On the social-emotional side, they have created a bond with the parent called “attachment” and when this is a healthy, secure attachment, the child feels safe and comfortable in the parent’s presence. The flip side of this is that they can feel anxious when not in your presence—and that’s where we see the third part of the puzzle- stranger anxiety which is when they feel scared in the presence of strangers or people that they don’t know really well.

So let’s put it all together—they’ve developed object permanence and can tell when you’re about to leave but not you’re your going to come back or frankly, if you’re going to come back—this makes them anxious—they’ve created a bond with you (as they can distinguish between familiar and unfamiliar adults) which makes them feel safe and comfortable when they’re with you and less comfortable and more anxious when they’re not with you and finally, they’ve developed stranger anxiety which makes them feel anxious in the presence of strangers—a fear that becomes more pronounced when Mom (or whomever the caretaker is) is not around.

A fourth component can come into play, in my opinion, is something called social referencing—which is when the child reads the response of the parent and reacts accordingly.

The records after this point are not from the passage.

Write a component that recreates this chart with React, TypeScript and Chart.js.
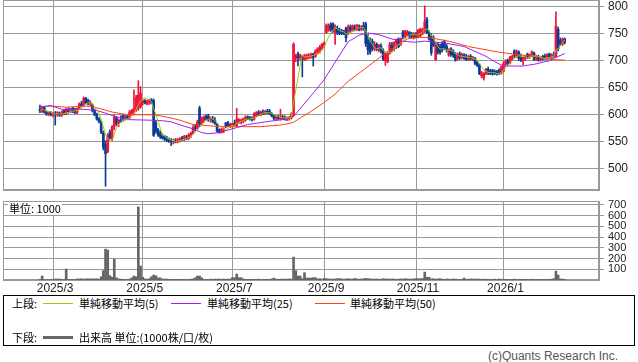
import React, { useEffect, useRef } from 'react';
import { Chart, registerables } from 'chart.js';

Chart.register(...registerables);

// ---- data ----
const monthIdx = [6, 47, 88, 130, 172, 212];
const monthLabels = ['2025/3', '2025/5', '2025/7', '2025/9', '2025/11', '2026/1'];
const priceTicks = [500, 550, 600, 650, 700, 750, 800];
const volumeTicks = [100, 200, 300, 400, 500, 600, 700];

const open = [
  610,606,613,605,601,604,601,603,600,603,
  599,608,602,610,606,612,607,604,612,620,
  617,630,627,620,618,608,600,592,587,566,
  545,532,568,556,578,594,584,590,599,594,
  597,595,600,604,610,612,615,622,626,620,
  624,627,626,585,572,566,562,559,556,553,
  552,550,552,550,553,556,554,558,556,562,
  566,576,575,612,584,590,597,598,591,592,
  590,582,570,568,571,585,585,578,580,584,
  580,588,586,588,590,596,594,592,592,598,
  604,600,605,602,606,607,602,598,594,596,
  593,596,594,592,593,595,600,705,712,706,
  708,702,705,706,709,712,708,714,718,722,
  728,752,756,766,768,752,760,755,755,752,
  760,752,762,756,760,758,762,758,764,768,
  738,732,736,722,730,720,727,718,700,698,
  714,728,722,733,740,730,752,744,748,752,
  746,742,750,744,746,752,756,776,752,745,
  742,702,730,726,732,735,726,710,722,718,
  712,704,712,706,710,706,702,708,703,704,
  696,692,672,668,676,684,680,682,680,679,
  682,677,680,694,700,696,702,718,708,716,
  706,700,704,712,708,710,714,704,708,702,
  708,708,704,712,706,710,708,758,738,730,
  740,
];
const high = [
  618,616,614,607,606,606,604,606,606,605,
  607,610,612,613,612,614,612,613,622,625,
  633,632,629,626,620,610,603,595,590,570,
  552,565,572,580,600,597,592,598,600,600,
  599,608,610,646,636,663,652,628,628,627,
  629,630,629,590,575,570,565,562,560,557,
  556,555,556,556,558,560,562,562,565,568,
  580,582,590,616,596,598,600,601,596,597,
  595,584,574,575,576,586,588,584,585,590,
  612,593,592,594,598,598,597,596,604,606,
  608,607,609,608,610,610,604,600,598,599,
  610,599,598,596,597,604,733,712,716,712,
  710,712,712,713,714,714,720,724,728,732,
  735,768,768,770,770,766,764,760,758,756,
  762,766,766,766,766,767,766,765,771,771,
  750,742,740,735,733,730,731,722,714,716,
  734,734,735,740,742,742,756,756,756,754,
  752,752,752,758,760,760,801,780,755,750,
  746,735,732,730,735,738,730,722,724,720,
  715,714,716,714,713,712,710,711,708,706,
  700,694,680,678,686,688,684,684,683,682,
  685,690,698,702,703,708,710,720,720,718,
  712,706,710,714,712,718,716,710,710,707,
  710,712,713,714,713,716,790,762,742,742,
  742,
];
const low = [
  604,604,603,599,598,598,596,581,597,597,
  597,600,600,603,604,604,602,602,610,615,
  615,620,618,617,605,598,590,585,565,535,
  468,530,555,552,572,580,578,586,588,590,
  592,593,598,600,606,608,612,618,620,618,
  619,620,560,566,560,556,555,552,550,549,
  543,546,548,548,550,552,552,554,554,558,
  564,570,573,578,582,586,590,588,586,585,
  582,568,566,566,567,576,578,576,577,580,
  578,584,583,585,588,591,590,588,590,596,
  598,598,600,600,602,600,596,591,590,591,
  590,591,590,589,590,592,597,698,690,700,
  670,700,702,703,704,690,706,712,714,720,
  724,750,754,754,752,730,748,748,748,748,
  735,748,752,754,755,756,755,755,756,726,
  711,712,718,718,718,716,714,700,691,696,
  712,716,718,722,724,728,740,742,746,742,
  742,740,742,742,744,748,752,750,738,710,
  726,700,712,712,716,720,716,708,708,706,
  699,700,702,703,702,700,700,701,700,692,
  689,674,668,664,674,674,674,673,674,673,
  674,675,679,690,692,694,700,706,706,700,
  698,692,700,704,704,708,700,700,699,699,
  701,702,702,704,703,706,706,718,728,728,
  731,
];
const close = [
  607,614,605,601,604,600,602,600,604,599,
  605,601,610,606,611,605,604,612,620,617,
  630,622,620,623,607,600,592,588,568,540,
  528,562,558,578,596,584,590,588,593,596,
  594,605,608,612,632,636,640,625,622,625,
  626,622,562,570,563,560,557,555,553,551,
  550,552,550,555,556,554,560,556,563,566,
  576,574,586,582,594,596,592,591,594,588,
  584,570,568,573,574,578,580,582,583,582,
  592,591,589,592,595,593,592,591,602,604,
  602,605,602,606,604,602,598,593,596,593,
  597,594,592,594,595,600,730,708,705,709,
  702,709,710,711,711,706,718,722,725,730,
  732,765,766,758,755,762,752,750,751,750,
  742,762,756,764,758,765,758,763,760,732,
  720,716,722,730,721,727,718,703,712,714,
  730,720,733,738,726,740,744,754,753,745,
  744,750,744,756,758,756,772,752,740,715,
  728,732,716,715,720,724,720,720,712,710,
  702,712,706,711,704,702,708,703,706,695,
  692,676,677,675,684,678,676,675,676,675,
  677,688,694,699,695,706,708,710,717,704,
  702,705,708,707,710,716,702,708,702,705,
  703,704,711,706,710,708,764,722,731,739,
  734,
];
const volume = [
  5,37,4,6,3,5,4,9,9,9,
  4,5,102,6,4,5,3,10,9,11,
  8,10,12,9,11,10,12,8,30,87,
  287,278,40,25,192,20,10,8,6,5,
  6,8,20,37,30,680,130,25,10,8,
  12,30,46,40,20,20,9,9,9,6,
  5,4,6,7,6,5,6,4,5,8,
  10,20,37,37,20,6,4,5,8,6,
  9,8,9,7,9,6,9,8,22,22,
  55,22,22,10,6,5,6,4,5,6,
  8,4,5,6,6,5,10,18,8,6,
  8,9,8,8,10,8,213,87,37,37,
  12,68,18,18,18,22,22,10,12,8,
  15,12,10,9,8,10,12,14,9,8,
  10,12,8,9,14,10,8,9,12,15,
  12,10,9,8,10,6,8,12,9,10,
  8,10,9,6,8,10,8,12,10,8,
  9,10,12,12,12,14,74,25,25,10,
  12,8,10,12,8,6,9,8,6,10,
  8,6,5,6,18,6,8,9,9,9,
  8,9,6,8,7,5,6,5,8,4,
  9,6,8,5,6,4,5,8,6,5,
  6,4,5,6,4,7,5,4,6,5,
  4,5,6,5,8,12,83,46,10,8,
  6,
];
const ma25Day = [0,5,10,20,26,30,34,40,50,56,60,65,70,74,77,82,88,95,105,113,116,120,124,130,135,141,146,150,155,161,166,171,176,186,194,199,204,208,212,221,227,233,236,240];
const ma25Value = [614,617,610,610,608,603,597,591,590,589,587,580,574,567,565,567,574,582,588,592,597,616,635,665,697,735,747,751,748,740,736,734,736,732,726,717,708,698,690,690,694,700,706,713];
const ma50Day = [0,5,12,21,27,33,40,50,55,60,64,70,74,82,91,101,110,114,116,119,124,129,135,141,150,158,165,168,173,179,188,196,204,211,219,227,234,240];
const ma50Value = [615,616,614,616,612,605,600,600,598,594,590,582,581,578,578,578,581,584,586,594,606,620,638,662,689,714,732,740,743,742,735,726,720,715,711,707,702,701];

// ---- styles ----
const X_MIN = -16.9;
const X_MAX = 255.7;
const GRID = '#999999';
const UP = '#f0143c';
const DOWN = '#0a3c96';
const MA5C = '#9fcb00';
const MA25C = '#a020f0';
const MA50C = '#ff4010';
const VOLC = '#666666';
const TICK_FONT = '"Liberation Sans", Arial, sans-serif';
const JP_FONT = '"Noto Sans CJK JP", "Liberation Sans", sans-serif';

const framePlugin = {
  id: 'frame',
  beforeDatasetsDraw(chart: any) {
    const { ctx, chartArea: a } = chart;
    ctx.save();
    ctx.strokeStyle = GRID;
    ctx.lineWidth = 1;
    const l = Math.round(a.left) + 0.5;
    const t = Math.round(a.top) + 0.5;
    const r = Math.round(a.right) - 0.5;
    const b = Math.round(a.bottom) - 0.5;
    ctx.strokeRect(l, t, r - l, b - t);
    ctx.restore();
  },
};

function xScale(showLabels: boolean) {
  return {
    type: 'linear',
    min: X_MIN,
    max: X_MAX,
    offset: false,
    afterBuildTicks: (s: any) => {
      s.ticks = monthIdx.map((v) => ({ value: v }));
    },
    afterFit: (s: any) => {
      if (showLabels) s.height = 15;
      s.paddingLeft = 0;
      s.paddingRight = 0;
    },
    ticks: {
      display: showLabels,
      autoSkip: false,
      maxRotation: 0,
      padding: 1,
      labelOffset: 2,
      color: '#222',
      font: { family: TICK_FONT, size: 12 },
      callback: (v: number) => {
        const k = monthIdx.indexOf(v);
        return k >= 0 ? monthLabels[k] : '';
      },
    },
    grid: { color: GRID, drawTicks: false, offset: false },
    border: { color: GRID },
  };
}

function yScale(min: number, max: number, ticks: number[], size: number) {
  return {
    type: 'linear',
    position: 'right',
    min,
    max,
    afterBuildTicks: (s: any) => {
      s.ticks = ticks.map((v) => ({ value: v }));
    },
    afterFit: (s: any) => {
      s.width = 39;
      s.paddingTop = 0;
      s.paddingBottom = 0;
    },
    ticks: {
      autoSkip: false,
      padding: 4,
      color: '#222',
      font: { family: TICK_FONT, size },
    },
    grid: { color: GRID, tickLength: 5 },
    border: { color: GRID },
  };
}

export default function App() {
  const priceRef = useRef<HTMLCanvasElement>(null);
  const volRef = useRef<HTMLCanvasElement>(null);

  useEffect(() => {
    const colors = open.map((o, i) => (close[i] >= o ? UP : DOWN));
    const ma5 = close.map((_, i) => {
      const w = close.slice(Math.max(0, i - 4), i + 1);
      return { x: i, y: w.reduce((a, b) => a + b, 0) / w.length };
    });
    const ma25 = ma25Day.map((d, k) => ({ x: d, y: ma25Value[k] }));
    const ma50 = ma50Day.map((d, k) => ({ x: d, y: ma50Value[k] }));

    const price = new Chart(priceRef.current as HTMLCanvasElement, {
      type: 'bar',
      data: {
        datasets: [
          { type: 'line', data: ma5, borderColor: MA5C, borderWidth: 1, pointRadius: 0, order: 1 },
          { type: 'line', data: ma25, borderColor: MA25C, borderWidth: 1, pointRadius: 0, order: 2 },
          { type: 'line', data: ma50, borderColor: MA50C, borderWidth: 1, pointRadius: 0, order: 3 },
          {
            type: 'bar',
            data: open.map((o, i) => ({ x: i, y: [o, close[i]] })),
            backgroundColor: colors,
            barThickness: 2,
            maxBarThickness: 2,
            grouped: false,
            minBarLength: 1,
            order: 4,
          },
          {
            type: 'bar',
            data: low.map((l, i) => ({ x: i, y: [l, high[i]] })),
            backgroundColor: colors,
            barThickness: 1,
            maxBarThickness: 1,
            grouped: false,
            order: 5,
          },
        ],
      } as any,
      options: {
        animation: false,
        responsive: false,
        devicePixelRatio: 1,
        layout: { padding: { left: 3, top: 0, right: 0, bottom: 1 } },
        plugins: { legend: { display: false }, tooltip: { enabled: false } },
        scales: {
          x: xScale(false),
          y: yScale(461, 812, priceTicks, 12),
        } as any,
      },
      plugins: [framePlugin],
    });

    const vol = new Chart(volRef.current as HTMLCanvasElement, {
      type: 'bar',
      data: {
        datasets: [
          {
            data: volume.map((v, i) => ({ x: i, y: v })),
            backgroundColor: VOLC,
            barThickness: 2,
          },
        ],
      } as any,
      options: {
        animation: false,
        responsive: false,
        devicePixelRatio: 1,
        layout: { padding: { left: 3, top: 1, right: 0, bottom: 0 } },
        plugins: { legend: { display: false }, tooltip: { enabled: false } },
        scales: {
          x: xScale(true),
          y: yScale(0, 735, volumeTicks, 11),
        } as any,
      },
      plugins: [framePlugin],
    });

    return () => {
      price.destroy();
      vol.destroy();
    };
  }, []);

  const legendText: React.CSSProperties = {
    position: 'absolute',
    fontFamily: JP_FONT,
    fontSize: 11,
    lineHeight: '14px',
    color: '#000',
    whiteSpace: 'nowrap',
  };
  const line = (left: number, top: number, color: string, h: number): React.CSSProperties => ({
    position: 'absolute',
    left,
    top,
    width: 30,
    height: h,
    background: color,
  });

  return (
    <div style={{ position: 'absolute', left: 0, top: 0, width: 638, height: 362, background: '#fff', overflow: 'hidden' }}>
      <canvas ref={priceRef} width={638} height={191} style={{ position: 'absolute', left: 0, top: 0 }} />
      <canvas ref={volRef} width={638} height={95} style={{ position: 'absolute', left: 0, top: 200 }} />
      <div style={{ ...legendText, left: 8, top: 202, background: '#fff', padding: '0 1px', lineHeight: '13px' }}>単位: 1000</div>
      <div style={{ position: 'absolute', left: 3, top: 295, width: 632, height: 51, border: '1px solid #000', boxSizing: 'border-box' }}>
        <div style={{ ...legendText, left: 8, top: 0 }}>上段:</div>
        <div style={line(39, 7, MA5C, 1)} />
        <div style={{ ...legendText, left: 75, top: 0 }}>単純移動平均(5)</div>
        <div style={line(167, 7, MA25C, 1)} />
        <div style={{ ...legendText, left: 203, top: 0 }}>単純移動平均(25)</div>
        <div style={line(311, 7, MA50C, 1)} />
        <div style={{ ...legendText, left: 346, top: 0 }}>単純移動平均(50)</div>
        <div style={{ ...legendText, left: 8, top: 34 }}>下段:</div>
        <div style={line(39, 40, VOLC, 3)} />
        <div style={{ ...legendText, left: 75, top: 34 }}>出来高 単位:(1000株/口/枚)</div>
      </div>
      <div style={{ position: 'absolute', right: 20, top: 349, fontFamily: TICK_FONT, fontSize: 12, color: '#555', whiteSpace: 'nowrap' }}>(c)Quants Research Inc.</div>
    </div>
  );
}
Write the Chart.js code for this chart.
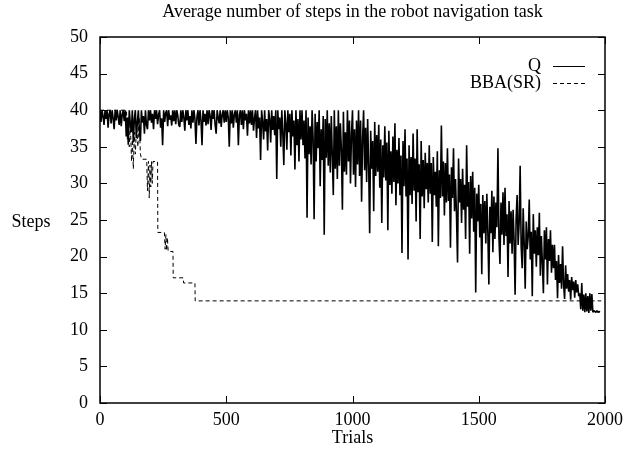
<!DOCTYPE html>
<html>
<head>
<meta charset="utf-8">
<script src="https://cdn.jsdelivr.net/npm/chart.js@4"></script>
<style>
  html, body { margin: 0; padding: 0; background: #fff; }
  #wrap { width: 626px; height: 449px; }
</style>
</head>
<body>
<div id="wrap"><canvas id="chart" width="626" height="449"></canvas></div>
<script>
// Q: one reading every 4 trials
const qStart = 0;
const qStep = 4;
const qSteps = [
  40,38.4,40,39.2,38,40,38.8,40,37.6,39.5,40,38.2,40,38.9,37.4,40,38.6,40,39.1,38,40,37.8,39.4,40,38.5,
  40,36.4,39,35.3,40,38.2,37,40,35.6,38.8,40,36.2,38.4,40,37,35.8,40,38.3,39.2,36.8,40,38,37.4,40,38.6,
  40,38.3,39.5,37.4,40,38.8,40,38.1,39.4,40,37.6,38.9,35.2,40,38.4,39.6,40,37.8,40,38.7,39.3,37.9,40,38.5,40,
  38.1,40,39.3,38,37.7,40,38.4,40,39,37.2,40,38.6,40,38,39.2,37.5,40,38.3,40,38.8,35.4,39.1,40,37.9,40,
  38.6,35.2,40,38.4,39.5,37.9,40,38.1,40,39.3,37.3,40,38.8,40,38,36.8,40,39,38.2,40,37.7,39.4,40,38.3,40,
  38.4,40,39,35.0,40,38.2,40,37.6,39.4,40,38.3,40,35.2,39.3,40,38,40,37.4,40,38.6,39.5,36.5,40,38.2,40,
  38,40,37.2,38.9,40,36.2,40,37.5,39,33.2,40,38.4,36,40,37.1,38.8,34.5,40,38.8,35.6,40,37.3,39.2,36.6,40,
  30.6,40,37.4,39,35,40,36.8,32.5,40,38.2,34.6,40,37,39.5,33.8,40,36.4,38.6,31.9,40,35.2,38.8,33,40,36,
  40,35.2,38.6,33.4,40,25.3,39,34,37.8,32.6,40,36.2,25.1,39.5,33,38.4,34.8,40,29.6,37.4,33.2,39.2,23,38.8,33.5,
  40,32.4,38.2,31.5,39.2,33.8,28.4,40,32,37.8,30.6,40,32.4,38.2,34.6,26.4,39.8,31.6,37,31.2,40,33,38.6,30,36.8,
  40,31.2,37.4,29.5,38.6,32.6,40,31,38.6,27.5,36.2,40,31.8,37.6,30.2,38.8,32.4,23.2,37.2,32,35.8,26.2,38.4,31,36.6,
  31.6,38,29.4,36,24.6,35.2,30.8,37.8,30.4,35.6,23.6,37.2,29.8,34.4,28.6,36.4,30.2,38.2,27,34.6,30,36.2,28.4,33.8,20.5,
  35.8,29.6,37.4,28.2,33.4,19.6,35.2,28.4,33.6,27.2,36.8,29,33.4,24.8,37.4,28.8,32.6,22.4,35.8,28.2,33.2,26.6,34.2,29.2,32.8,
  27.4,35.2,28.6,32.8,22,33.6,28.4,31.6,26.8,34.4,21.4,31.8,28,37.9,28.2,33,25.6,32.8,27.4,34.8,27.6,31.2,21.2,32.2,28,
  34.8,26.2,30.6,25.4,19.2,33.4,27.4,30.6,24.6,32,26.4,29.8,22.4,35.2,26.8,30.2,20.4,31,25.2,31.6,23.4,29.4,15.1,28.6,24.8,
  29.8,22.6,27.2,17.6,28.4,23.2,27.6,21.8,28.6,23.4,16.2,26.8,23.2,29,20.6,28.2,22.4,27.4,24,34.8,22.6,19,27.4,23,28.8,
  21.6,29.4,22.8,25.8,17.2,27.6,21.8,26.2,20.4,26.4,22.2,14.8,25.2,28.4,21.6,24.6,32.4,21.4,18.4,26.6,21.8,15.6,24.8,21,22.8,
  27.8,19.6,23.4,14.6,25.8,20.4,23.6,18.6,24,20.2,26,17.4,22.8,19.2,15,23.6,19.6,24,16.2,22.4,19.4,23.6,17.8,21.6,18.4,
  21.6,16.8,19.4,14.3,20.2,16.4,19,15.6,21.4,16.2,14.2,18.8,15.6,17.6,15.2,16.8,14.1,17.2,15.4,16.6,14.4,16.8,15.1,16.2,14.6,
  15,12.8,16.4,12.6,14.8,12.4,15,12.5,14.6,12.3,15,12.6,14.9,12.4,12.6,12.5,12.4,12.6,12.4,12.5,12.4
];

// BBA(SR): corner points of the dashed curve
const bbaTrials = [0,105,108,112,116,120,125,128,132,136,140,145,150,155,160,165,185,188,192,195,198,201,204,207,210,228,229,255,258,261,264,267,270,289,290,330,331,376,377,1985];
const bbaSteps  = [40,40,36,39,35,38,33,36,32,37,34,38,35,39,34,33.3,33.3,29,33,28,32.5,29.5,33,30,33,33,23.3,23.3,21,23,20.8,22.6,20.7,20.7,17.1,17.1,16.4,16.4,13.95,13.95];

const seriesNames = ['Q', 'BBA(SR)'];
const titleText = 'Average number of steps in the robot navigation task';
const xTitle = 'Trials';
const yTitle = 'Steps';

const FONT = "'Liberation Serif', 'Times New Roman', serif";
const qData = qSteps.map((v, i) => ({ x: qStart + i * qStep, y: v }));
const bbaData = bbaTrials.map((t, i) => ({ x: t, y: bbaSteps[i] }));

const framePlugin = {
  id: 'frame',
  afterDatasetsDraw(chart) {
    const { ctx, chartArea: a, scales } = chart;
    ctx.save();
    ctx.strokeStyle = '#000';
    ctx.lineWidth = 1.5;
    ctx.strokeRect(a.left, a.top, a.right - a.left, a.bottom - a.top);
    ctx.lineWidth = 1;
    ctx.beginPath();
    scales.x.ticks.forEach(t => {
      const px = Math.round(scales.x.getPixelForValue(t.value)) + 0.5;
      ctx.moveTo(px, a.bottom); ctx.lineTo(px, a.bottom - 7);
      ctx.moveTo(px, a.top); ctx.lineTo(px, a.top + 7);
    });
    scales.y.ticks.forEach(t => {
      const py = Math.round(scales.y.getPixelForValue(t.value)) + 0.5;
      ctx.moveTo(a.left, py); ctx.lineTo(a.left + 7, py);
      ctx.moveTo(a.right, py); ctx.lineTo(a.right - 7, py);
    });
    ctx.stroke();

    ctx.font = '18px ' + FONT;
    ctx.fillStyle = '#000';
    ctx.textBaseline = 'middle';

    // title centred over the plot, as gnuplot does
    ctx.textAlign = 'center';
    ctx.fillText(titleText, (a.left + a.right) / 2, 12);

    // gnuplot-style key, top right
    ctx.textAlign = 'right';
    const rows = [66, 83];
    chart.data.datasets.forEach((ds, i) => {
      ctx.fillText(ds.label, 541, rows[i]);
      ctx.beginPath();
      ctx.lineWidth = 1;
      ctx.setLineDash(ds.borderDash || []);
      ctx.moveTo(553, rows[i] + 0.5);
      ctx.lineTo(585, rows[i] + 0.5);
      ctx.stroke();
    });
    ctx.setLineDash([]);

    // horizontal y title
    ctx.textAlign = 'center';
    ctx.fillText(yTitle, 31, (a.top + a.bottom) / 2 + 2);
    ctx.restore();
  }
};

new Chart(document.getElementById('chart'), {
  type: 'line',
  data: {
    datasets: [
      { label: seriesNames[0], data: qData, borderColor: '#000', borderWidth: 1.6, borderJoinStyle: 'bevel', pointRadius: 0, tension: 0 },
      { label: seriesNames[1], data: bbaData, borderColor: '#000', borderWidth: 1, borderDash: [4, 3], pointRadius: 0, tension: 0 }
    ]
  },
  options: {
    responsive: false,
    animation: false,
    events: [],
    layout: { padding: { left: 0, right: 21, top: 37, bottom: 0 } },
    plugins: {
      legend: { display: false },
      tooltip: { enabled: false },
      title: { display: false }
    },
    scales: {
      x: {
        type: 'linear',
        min: 0, max: 2000,
        afterFit: s => { s.height = 46; s.paddingLeft = 0; s.paddingRight = 0; },
        grid: { display: false, drawTicks: false },
        border: { display: false },
        ticks: { stepSize: 500, padding: 6, color: '#000', font: { family: FONT, size: 18 }, maxRotation: 0, callback: v => String(v) },
        title: { display: true, text: xTitle, color: '#000', font: { family: FONT, size: 18 }, padding: { top: 0, bottom: 0 } }
      },
      y: {
        min: 0, max: 50,
        afterFit: s => { s.width = 100; s.paddingTop = 0; s.paddingBottom = 0; },
        grid: { display: false, drawTicks: false },
        border: { display: false },
        ticks: { stepSize: 5, padding: 12, color: '#000', font: { family: FONT, size: 18 }, callback: v => String(v) }
      }
    }
  },
  plugins: [framePlugin]
});
</script>
</body>
</html>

If the parent is comfortable and calm, the child is more likely to feel the same—but when Mom or Dad are very anxious, the child reads this from the feel of Mom’s body, her facial expressions, her body language, and the child’s separation anxiety will go through the roof. If there is one thing that infant’s rely on is trust. And if the parent isn’t showing that they trust the situation or the temporary caretaker, the child will sense it and the anxiety will go up.

How do different children manifest separation anxiety? Children manifest separation anxiety through behaviors such as crying, whining, calling out, clinging, whimpering, following, burying their head in their parents shoulder, hiding behind the parent, silence, and unwillingness to interact with others.

Dr. Robyn Silverman‘s ABCDE Goodbye Plan:

(1) Be Affectionate—give a hug and a kiss, tell him how much you love him

(2) Be Brief– don’t linger because that will increase signs of sep anxiety

(3) Be Clear that you will be back and if you can, you can even tell them when (after nap, before dinner, after Elmo is on TV)

(4) Be Directive– “Show Aunt Rosie your favorite bear” “Teach Grandma how to play Peek-a-boo,” “Show Mary where we keep your favorite video—she wants to watch it with you!” This both gets them excited about what they’ll be doing, gives them something to do, and let’s them know what’s coming next.

(5) And perhaps most importantly, EXIT.

I know, it’s hard on you too, isn’t it? But you need to be strong for your child. While it may be difficult in the beginning, everyone will be happier in the long run!

Have a Powerful Week!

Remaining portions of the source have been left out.